Given information
•••

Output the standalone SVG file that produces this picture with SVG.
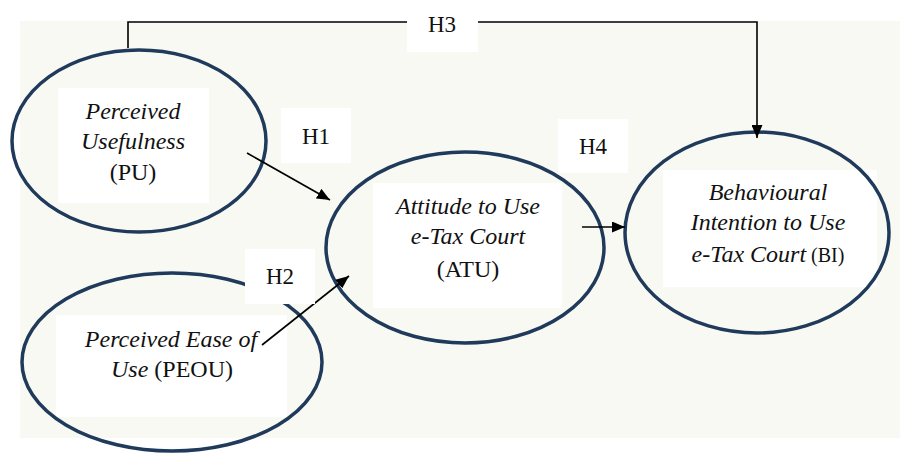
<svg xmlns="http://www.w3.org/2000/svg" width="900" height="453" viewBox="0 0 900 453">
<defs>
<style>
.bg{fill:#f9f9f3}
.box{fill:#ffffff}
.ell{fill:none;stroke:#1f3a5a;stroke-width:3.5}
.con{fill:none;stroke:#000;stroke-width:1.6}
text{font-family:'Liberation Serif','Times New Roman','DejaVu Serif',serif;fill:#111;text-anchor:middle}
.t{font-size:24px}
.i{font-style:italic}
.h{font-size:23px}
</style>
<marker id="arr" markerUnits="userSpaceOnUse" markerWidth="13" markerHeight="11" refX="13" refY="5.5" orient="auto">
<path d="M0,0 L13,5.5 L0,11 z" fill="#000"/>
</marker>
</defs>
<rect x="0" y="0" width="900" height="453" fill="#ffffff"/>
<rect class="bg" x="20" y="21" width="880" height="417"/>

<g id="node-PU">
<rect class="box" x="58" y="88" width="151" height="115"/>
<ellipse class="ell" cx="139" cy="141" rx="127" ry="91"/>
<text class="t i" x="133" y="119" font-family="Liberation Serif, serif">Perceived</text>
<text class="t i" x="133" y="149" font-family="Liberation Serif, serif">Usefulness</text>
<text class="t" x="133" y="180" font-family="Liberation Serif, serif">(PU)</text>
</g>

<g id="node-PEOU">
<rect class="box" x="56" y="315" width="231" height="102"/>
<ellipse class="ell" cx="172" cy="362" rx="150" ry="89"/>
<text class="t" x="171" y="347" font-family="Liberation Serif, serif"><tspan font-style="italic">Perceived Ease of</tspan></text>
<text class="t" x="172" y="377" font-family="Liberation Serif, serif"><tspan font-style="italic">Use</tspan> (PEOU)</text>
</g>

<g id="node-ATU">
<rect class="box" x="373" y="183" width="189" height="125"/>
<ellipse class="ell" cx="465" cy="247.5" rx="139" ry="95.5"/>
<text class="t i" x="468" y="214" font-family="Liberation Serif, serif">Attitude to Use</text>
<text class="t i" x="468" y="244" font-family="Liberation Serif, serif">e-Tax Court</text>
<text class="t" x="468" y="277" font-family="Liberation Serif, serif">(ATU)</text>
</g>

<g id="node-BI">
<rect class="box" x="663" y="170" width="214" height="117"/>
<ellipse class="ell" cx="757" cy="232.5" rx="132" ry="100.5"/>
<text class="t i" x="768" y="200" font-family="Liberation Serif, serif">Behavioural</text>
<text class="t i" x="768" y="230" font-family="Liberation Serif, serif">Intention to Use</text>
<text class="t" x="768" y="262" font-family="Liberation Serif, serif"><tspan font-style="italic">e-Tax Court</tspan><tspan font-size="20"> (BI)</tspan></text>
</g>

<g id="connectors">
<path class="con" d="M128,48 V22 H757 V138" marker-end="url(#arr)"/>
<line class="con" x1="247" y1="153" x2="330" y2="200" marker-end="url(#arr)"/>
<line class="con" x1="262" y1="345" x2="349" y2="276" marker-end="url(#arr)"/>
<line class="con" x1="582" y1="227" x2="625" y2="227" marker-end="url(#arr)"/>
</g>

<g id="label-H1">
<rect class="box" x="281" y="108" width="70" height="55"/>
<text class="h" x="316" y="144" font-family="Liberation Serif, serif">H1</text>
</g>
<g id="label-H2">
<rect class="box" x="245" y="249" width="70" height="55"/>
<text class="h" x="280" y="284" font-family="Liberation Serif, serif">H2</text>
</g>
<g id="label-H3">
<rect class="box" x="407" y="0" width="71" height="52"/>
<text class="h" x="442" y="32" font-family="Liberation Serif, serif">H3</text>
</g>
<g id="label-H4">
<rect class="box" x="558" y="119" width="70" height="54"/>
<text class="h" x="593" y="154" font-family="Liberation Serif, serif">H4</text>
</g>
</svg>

•••

Problem requirements
Without including any pictures, reproduce the listing exactly.

Reply
Output the standalone SVG file that produces this picture with SVG.
<svg xmlns="http://www.w3.org/2000/svg" width="900" height="453" viewBox="0 0 900 453">
<defs>
<style>
.bg{fill:#f9f9f3}
.box{fill:#ffffff}
.ell{fill:none;stroke:#1f3a5a;stroke-width:3.5}
.con{fill:none;stroke:#000;stroke-width:1.6}
text{font-family:'Liberation Serif','Times New Roman','DejaVu Serif',serif;fill:#111;text-anchor:middle}
.t{font-size:24px}
.i{font-style:italic}
.h{font-size:23px}
</style>
<marker id="arr" markerUnits="userSpaceOnUse" markerWidth="13" markerHeight="11" refX="13" refY="5.5" orient="auto">
<path d="M0,0 L13,5.5 L0,11 z" fill="#000"/>
</marker>
</defs>
<rect x="0" y="0" width="900" height="453" fill="#ffffff"/>
<rect class="bg" x="20" y="21" width="880" height="417"/>

<g id="node-PU">
<rect class="box" x="58" y="88" width="151" height="115"/>
<ellipse class="ell" cx="139" cy="141" rx="127" ry="91"/>
<text class="t i" x="133" y="119" font-family="Liberation Serif, serif">Perceived</text>
<text class="t i" x="133" y="149" font-family="Liberation Serif, serif">Usefulness</text>
<text class="t" x="133" y="180" font-family="Liberation Serif, serif">(PU)</text>
</g>

<g id="node-PEOU">
<rect class="box" x="56" y="315" width="231" height="102"/>
<ellipse class="ell" cx="172" cy="362" rx="150" ry="89"/>
<text class="t" x="171" y="347" font-family="Liberation Serif, serif"><tspan font-style="italic">Perceived Ease of</tspan></text>
<text class="t" x="172" y="377" font-family="Liberation Serif, serif"><tspan font-style="italic">Use</tspan> (PEOU)</text>
</g>

<g id="node-ATU">
<rect class="box" x="373" y="183" width="189" height="125"/>
<ellipse class="ell" cx="465" cy="247.5" rx="139" ry="95.5"/>
<text class="t i" x="468" y="214" font-family="Liberation Serif, serif">Attitude to Use</text>
<text class="t i" x="468" y="244" font-family="Liberation Serif, serif">e-Tax Court</text>
<text class="t" x="468" y="277" font-family="Liberation Serif, serif">(ATU)</text>
</g>

<g id="node-BI">
<rect class="box" x="663" y="170" width="214" height="117"/>
<ellipse class="ell" cx="757" cy="232.5" rx="132" ry="100.5"/>
<text class="t i" x="768" y="200" font-family="Liberation Serif, serif">Behavioural</text>
<text class="t i" x="768" y="230" font-family="Liberation Serif, serif">Intention to Use</text>
<text class="t" x="768" y="262" font-family="Liberation Serif, serif"><tspan font-style="italic">e-Tax Court</tspan><tspan font-size="20"> (BI)</tspan></text>
</g>

<g id="connectors">
<path class="con" d="M128,48 V22 H757 V138" marker-end="url(#arr)"/>
<line class="con" x1="247" y1="153" x2="330" y2="200" marker-end="url(#arr)"/>
<line class="con" x1="262" y1="345" x2="349" y2="276" marker-end="url(#arr)"/>
<line class="con" x1="582" y1="227" x2="625" y2="227" marker-end="url(#arr)"/>
</g>

<g id="label-H1">
<rect class="box" x="281" y="108" width="70" height="55"/>
<text class="h" x="316" y="144" font-family="Liberation Serif, serif">H1</text>
</g>
<g id="label-H2">
<rect class="box" x="245" y="249" width="70" height="55"/>
<text class="h" x="280" y="284" font-family="Liberation Serif, serif">H2</text>
</g>
<g id="label-H3">
<rect class="box" x="407" y="0" width="71" height="52"/>
<text class="h" x="442" y="32" font-family="Liberation Serif, serif">H3</text>
</g>
<g id="label-H4">
<rect class="box" x="558" y="119" width="70" height="54"/>
<text class="h" x="593" y="154" font-family="Liberation Serif, serif">H4</text>
</g>
</svg>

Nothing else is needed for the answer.